Écrivain français (Paris 1874 – id. 1898).

Jeune dandy qui côtoie le Tout-Paris littéraire de la fin du siècle, il fait ses gammes avec Un document sur l'impuissance d'aimer (1894). Les quelques romans qu'il publie avant de disparaître à 24 ans donnent, dans un style bref et dépouillé, le tableau d'une société noctambule un peu snob qui cultive le désespoir et vit dans la certitude du néant (Penses-tu réussir ?, 1897 ; l'Exemple de Ninon de Lenclos, amoureuse, 1898 ; Aimienne ou le Détournement de mineure, 1899).

Tinayre (Marcelle)

Romancière française (Tulle 1872 – Grossouvre 1948).

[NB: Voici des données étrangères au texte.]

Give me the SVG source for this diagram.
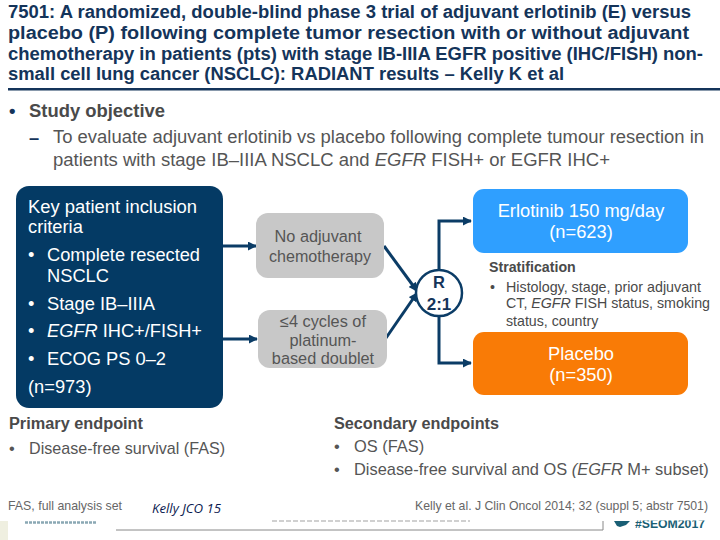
<svg xmlns="http://www.w3.org/2000/svg" width="720" height="540" viewBox="0 0 720 540">
<defs>
<marker id="ah" viewBox="0 0 10 10" refX="9" refY="5" markerWidth="3.2" markerHeight="3" orient="auto"><path d="M0 0L10 5L0 10Z" fill="#0b3c66"/></marker>
<clipPath id="foot"><rect x="0" y="520.5" width="720" height="20"/></clipPath>
</defs>
<style>
text{font-family:"Liberation Sans",Arial,sans-serif;fill:#444}
.t{font-size:18px;font-weight:bold;fill:#14345a}
.h{font-size:18.5px;font-weight:bold;fill:#4a4a4a}
.b{font-size:18.3px;fill:#555}
.w{font-size:18.3px;fill:#fff}
.g{font-size:16.3px;fill:#555;text-anchor:middle}
.c{font-size:18.3px;fill:#fff;text-anchor:middle}
.s{font-size:14.2px;fill:#4a4a4a}
.sb{font-size:14.2px;font-weight:bold;fill:#4a4a4a}
.e{font-size:16px;font-weight:bold;fill:#4a4a4a}
.n{font-size:16.4px;fill:#555}
.f{font-size:12.7px;fill:#666}
.l{fill:none;stroke:#0b3c66;stroke-width:3}
</style>
<rect width="720" height="540" fill="#fff"/>
<g id="title">
<text class="t" x="8" y="17.5" textLength="683" lengthAdjust="spacingAndGlyphs">7501: A randomized, double-blind phase 3 trial of adjuvant erlotinib (E) versus</text>
<text class="t" x="8" y="38.5" textLength="681" lengthAdjust="spacingAndGlyphs">placebo (P) following complete tumor resection with or without adjuvant</text>
<text class="t" x="8" y="59.5" textLength="695" lengthAdjust="spacingAndGlyphs">chemotherapy in patients (pts) with stage IB-IIIA EGFR positive (IHC/FISH) non-</text>
<text class="t" x="8" y="80" textLength="556" lengthAdjust="spacingAndGlyphs">small cell lung cancer (NSCLC): RADIANT results – Kelly K et al</text>
<rect x="8" y="88" width="712" height="2.5" fill="#14345a"/>
</g>
<g id="objective">
<text class="h" x="9" y="117" style="fill:#14345a">•</text>
<text class="h" x="29" y="117" textLength="136" lengthAdjust="spacingAndGlyphs">Study objective</text>
<text class="b" x="29" y="144" style="fill:#14345a;font-weight:bold">–</text>
<text class="b" x="53" y="143" textLength="651" lengthAdjust="spacingAndGlyphs">To evaluate adjuvant erlotinib vs placebo following complete tumour resection in</text>
<text class="b" x="53" y="166" textLength="557" lengthAdjust="spacingAndGlyphs">patients with stage IB–IIIA NSCLC and <tspan font-style="italic">EGFR</tspan> FISH+ or EGFR IHC+</text>
</g>
<g id="connectors">
<path class="l" d="M223 246H256" marker-end="url(#ah)"/>
<path class="l" d="M223 339H257" marker-end="url(#ah)"/>
<path class="l" d="M384 246L417 291" marker-end="url(#ah)"/>
<path class="l" d="M386 338L417 293" marker-end="url(#ah)"/>
<path class="l" d="M439 270V221H471" marker-end="url(#ah)"/>
<path class="l" d="M439 316V363H471" marker-end="url(#ah)"/>
</g>
<g id="inclusion">
<rect x="16" y="186" width="207" height="222" rx="13" fill="#043a64"/>
<text class="w" x="28" y="213" textLength="169" lengthAdjust="spacingAndGlyphs">Key patient inclusion</text>
<text class="w" x="28" y="233">criteria</text>
<text class="w" x="28" y="261">•</text><text class="w" x="47" y="261" textLength="153" lengthAdjust="spacingAndGlyphs">Complete resected</text>
<text class="w" x="47" y="282">NSCLC</text>
<text class="w" x="28" y="310">•</text><text class="w" x="47" y="310" textLength="108" lengthAdjust="spacingAndGlyphs">Stage IB–IIIA</text>
<text class="w" x="28" y="337">•</text><text class="w" x="47" y="337" textLength="155" lengthAdjust="spacingAndGlyphs"><tspan font-style="italic">EGFR</tspan> IHC+/FISH+</text>
<text class="w" x="28" y="365">•</text><text class="w" x="47" y="365" textLength="119" lengthAdjust="spacingAndGlyphs">ECOG PS 0–2</text>
<text class="w" x="28" y="393">(n=973)</text>
</g>
<g id="no-chemo">
<rect x="256" y="213" width="128" height="65" rx="12" fill="#c8c8c8"/>
<text class="g" x="318" y="242">No adjuvant</text>
<text class="g" x="320" y="262" textLength="102" lengthAdjust="spacingAndGlyphs">chemotherapy</text>
</g>
<g id="platinum">
<rect x="258" y="310" width="129" height="58" rx="12" fill="#c8c8c8"/>
<text class="g" x="323" y="327">≤4 cycles of</text>
<text class="g" x="323" y="346">platinum-</text>
<text class="g" x="323" y="364">based doublet</text>
</g>
<g id="randomize">
<circle cx="439" cy="293" r="23" fill="#fff" stroke="#0b3c66" stroke-width="2.5"/>
<text x="439" y="288" font-size="16.5" font-weight="bold" text-anchor="middle" style="fill:#14345a">R</text>
<text x="439" y="310" font-size="17" font-weight="bold" text-anchor="middle" style="fill:#14345a">2:1</text>
</g>
<g id="erlotinib">
<rect x="473" y="189" width="215" height="64" rx="11" fill="#2f9fff"/>
<text class="c" x="581" y="217">Erlotinib 150 mg/day</text>
<text class="c" x="581" y="238">(n=623)</text>
</g>
<g id="placebo">
<rect x="473" y="332" width="215" height="63" rx="11" fill="#f97b06"/>
<text class="c" x="581" y="360">Placebo</text>
<text class="c" x="581" y="381">(n=350)</text>
</g>
<g id="stratification">
<text class="sb" x="489" y="272">Stratification</text>
<text class="s" x="490" y="292">•</text>
<text class="s" x="506" y="292" textLength="195" lengthAdjust="spacingAndGlyphs">Histology, stage, prior adjuvant</text>
<text class="s" x="506" y="308" textLength="204" lengthAdjust="spacingAndGlyphs">CT, <tspan font-style="italic">EGFR</tspan> FISH status, smoking</text>
<text class="s" x="506" y="326">status, country</text>
</g>
<g id="endpoints">
<text class="e" x="9" y="429" textLength="134" lengthAdjust="spacingAndGlyphs">Primary endpoint</text>
<text class="n" x="9" y="454">•</text>
<text class="n" x="29" y="454" textLength="196" lengthAdjust="spacingAndGlyphs">Disease-free survival (FAS)</text>
<text class="e" x="334" y="429" textLength="165" lengthAdjust="spacingAndGlyphs">Secondary endpoints</text>
<text class="n" x="334" y="452">•</text>
<text class="n" x="354" y="452">OS (FAS)</text>
<text class="n" x="334" y="475">•</text>
<text class="n" x="354" y="475">Disease-free survival and OS <tspan font-style="italic">(EGFR</tspan> M+ subset)</text>
</g>
<g id="footer">
<text class="f" x="8" y="510" textLength="114" lengthAdjust="spacingAndGlyphs">FAS, full analysis set</text>
<text x="152" y="513" font-size="12" style="fill:#0a1a50;font-family:'Open Sans',sans-serif;font-style:italic" textLength="69" lengthAdjust="spacingAndGlyphs">Kelly JCO 15</text>
<text class="f" x="415" y="510" textLength="293" lengthAdjust="spacingAndGlyphs">Kelly et al. J Clin Oncol 2014; 32 (suppl 5; abstr 7501)</text>
<path d="M116 530H603V521" fill="none" stroke="#888" stroke-width="1"/>
<rect x="0" y="521" width="8" height="19" fill="#efefe0"/>
<path d="M25 522.5H97" fill="none" stroke="#8aa8b4" stroke-width="2.5" stroke-dasharray="3 1"/>
<path d="M272 521H470" fill="none" stroke="#d0d0d0" stroke-width="2" stroke-dasharray="5 2"/>
<path d="M614 521H630L626 525L620 527L617 526Z" fill="#1a5f75"/>
<text x="635" y="527.5" font-size="13.5" font-weight="bold" clip-path="url(#foot)" style="fill:#1a5f75" textLength="70" lengthAdjust="spacingAndGlyphs">#SEOM2017</text>
</g>
</svg>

Femme du graveur Marcel Tinayre, elle eut des débuts précoces (Vivent les vacances !, 1885), mais se fit surtout connaître, à partir de 1897 (Avant l'amour), par ses romans sociaux aux héroïnes féminines et même féministes (Hellé, 1899 ; la Maison du péché, 1902 ; la Vie amoureuse de François Barbazanges, 1904 ; la Rebelle, 1906 ; la Rançon, 1910 ; l'Ennemie intime, 1931).